Brothers & Sisters follows the recent single Oh Ama Sq’it, written in Leroy’s St’at’imcets language, also native to the Lil’wat Nation. A joyful, upbeat track, almost calypso in feel, it encourages people to get up, have fun and dance. It’s a big hit during their live performances. Both tracks appear on Indigenize, recorded at Abbotsford’s Studio Downe Under and produced and engineered by Leroy’s long-time collaborator Andreas Schuld. Leroy says the record is Inspired by the Truth and Reconciliation initiative and the Murdered and Missing Indigenous Women and Girls campaign.

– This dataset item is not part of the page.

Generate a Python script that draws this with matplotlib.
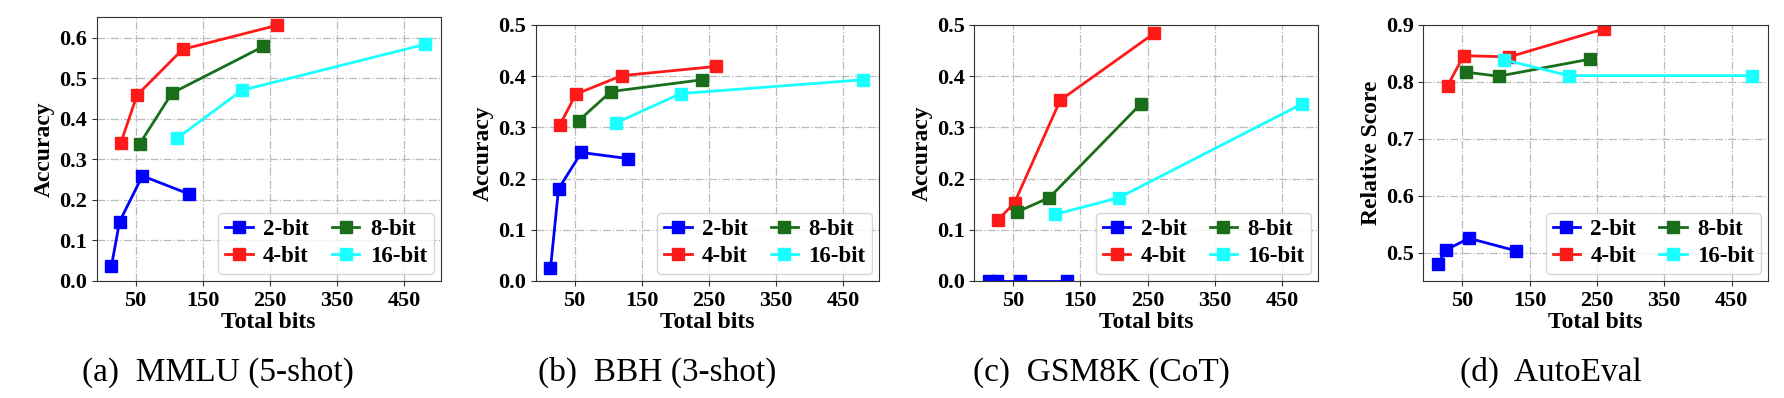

Indigenize features eight tracks written by Leroy with the mission to give hope to his people and help non-Indigenous folks to better understand the issues that are still faced today by First Nations people. Composer Russell Wallace, longtime friend and original member of the band, co-wrote two tracks and arranged vocal harmonies on the album. Musicians on Indigenize include Norm Fisher, Rich Brown and Geeta Das, as well as special guests rappers Geo the Voice (George Ignace, Secwepemculucw) and Ostweleve (Ronnie Dean Harris, Stō:lo/St’át’imc/Nlaka’pamux).
The Spiritual Warriors’ 2019 album Ancestors received four Native American Music Awards nominations in, winning for Best World Music Album. In the group’s previous incarnation as Kalan Wi, they won a 2013 NAMA for Best Historical/Linguistic Recording for their album Celebrate.